Après une embellie anecdotique de +14.000 euros d’épargne nette en 2014, « une goutte d’eau dans un verre vide », Petite-Ile s’apprête à décrocher lors de cet exercice en cours de l’ordre de -420.000 euros. Si les projections pessimistes se confirment, ce différentiel s’aggravera encore en 2016 et 2017 (1,7 million d’euros à chaque exercice budgétaire).  
 
« Nous ne parlons là que des décisions réglementaires prises » (Etat/Civis, ndlr), poursuit Serge Hoareau. Son prédécesseur endosse aussi une part de responsabilité, indique le maire et conseiller départemental. « Ces choix (de 2010,11,12), nous sommes en train de les payer cash ». Serge Hoareau pointe du doigt notamment l’embauche de 33 CDD qu’il « compte ne pas renouveler » lorsque leur terme arrivera. Une économie non négligeable lorsque l’on a en tête l’une des lignes budgétaires de la commune : les 15 millions des dépenses réelles de fonctionnement sont constitués de pas moins de 10,5 millions rien qu’en charges de personnel.
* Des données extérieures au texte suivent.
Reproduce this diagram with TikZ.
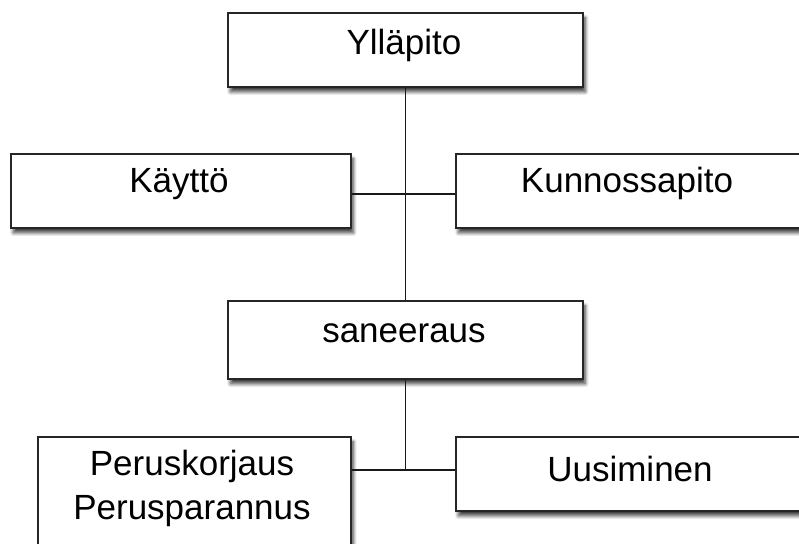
\documentclass[tikz,border=0pt]{standalone}
\usepackage{fontspec}
\setmainfont{Liberation Sans}
\usetikzlibrary{shadows.blur}
\begin{document}
\begin{tikzpicture}[x=1bp,y=-1bp,
  box/.style={draw=black!85, line width=1.7bp, fill=white, rectangle, inner sep=0pt,
    blur shadow={shadow xshift=2.5bp, shadow yshift=-5bp, shadow blur radius=3.5bp,
      shadow blur steps=8, shadow opacity=75}},
  lbl/.style={anchor=base, inner sep=0pt, text=black,
    font=\fontsize{35bp}{44bp}\selectfont, align=center},
  link/.style={draw=black!90, line width=1.4bp}]
\useasboundingbox (0,0) rectangle (799,544);
% boxes (top-left corner, size)
\node[box, minimum width=355bp, minimum height=74bp, anchor=north west] (yp) at (227,12) {};
\node[box, minimum width=340bp, minimum height=74bp, anchor=north west] (ka) at (10,153) {};
\node[box, minimum width=348bp, minimum height=74bp, anchor=north west] (ku) at (455,153) {};
\node[box, minimum width=355bp, minimum height=78bp, anchor=north west] (sa) at (227,300) {};
\node[box, minimum width=313bp, minimum height=118bp, anchor=north west] (pk) at (37,436) {};
\node[box, minimum width=348bp, minimum height=74bp, anchor=north west] (uu) at (455,436) {};
% labels
\node[lbl] (typ) at (404,55) {Ylläpito};
\node[lbl] (tka) at (179,193) {Käyttö};
\node[lbl] (tku) at (627,193) {Kunnossapito};
\node[lbl] (tsa) at (404,342) {saneeraus};
\node[lbl, anchor=north] (tpk) at (192,450) {Peruskorjaus\\Perusparannus};
\node[lbl] (tuu) at (630,481) {Uusiminen};
% connectors
\coordinate (j1) at ([yshift=-3bp]ku.west);
\coordinate (j2) at ([yshift=4bp]uu.west);
\draw[link] (yp.south) -- (yp.south |- sa.north);
\draw[link] (ka.east |- j1) -- (j1);
\draw[link] (sa.south) -- (sa.south |- j2);
\draw[link] (pk.east |- j2) -- (j2);
\end{tikzpicture}
\end{document}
« Aujourd’hui je ne sais plus comment faire »
 
Après le constat, les perspectives. Serge Hoareau est clair : hormis les CDD évoqués plus haut, « il sera difficile de toucher au personnel » dont l’évolution de carrière est telle qu’elle est, c’est-à-dire intouchable statutairement.
 
A la rentrée scolaire 2015, chaque repas consommé sera facturé 1,60 € au lieu d’1,30 €. L’école de musique verra ses tarifs passer de 240 euros à 550 euros annuels. Voilà pour les décisions déjà engagées.
 
D’autres pistes sont envisagées. Toutes douloureuses pour le contribuable à commencer par le premier levier, celui des trois taxes historiques. Le retour à l’équilibre passera aussi par la réduction des subventions versées aux associations, le non renouvellement des départs à la retraite, la révision du mode de gestion (en régie ou en DSP) de certaines prestations, voire la suppression de services facultatifs.

« Si nous étions une entreprise privée, nous serions mis en liquidation »

La rentrée supplémentaire de recettes pourrait s’articuler autour de l’augmentation des tarifs des services à la population, la revalorisation de l’occupation du domaine public ou encore la chasse aux fraudeurs (lire par ailleurs – article à venir). Mais l’apport de recettes nouvelles est à envisager avec prudence. Un exemple : rien n’empêche des parents de désinscrire leur marmaille de l’école de musique avec sa nouvelle grille tarifaire à la hausse.
 
Cette annonce en période de trêve a pour but d’alerter les partenaires de la commune. « Si nous étions une entreprise privée, nous serions mis en liquidation », sensibilise le maire qui dit ne pas entendre d’autres communes élever la voix. Seul le Département a parlé du non transfert financier mais « quelle action derrière ? » demande le maire. « Moi aujourd’hui je ne sais plus comment faire. Je tiens à alerter l’opinion publique. »
 
Serge Hoareau assure avoir adressé au président de la Civis un courrier dans lequel il demande à l’intercommunalité à ce que la baisse de la DSC soit lissée dans le temps. Toutes les communes membres sont touchées mais à des degrés divers. « Cilaos pleure, les Avirons pleure aussi, l’Etang-Salé peut absorber le choc, Saint-Pierre aussi ».
 
Ce jeudi après-midi, le maire rencontre son personnel communal pour tenir le même discours et préparer là aussi au discours de rigueur.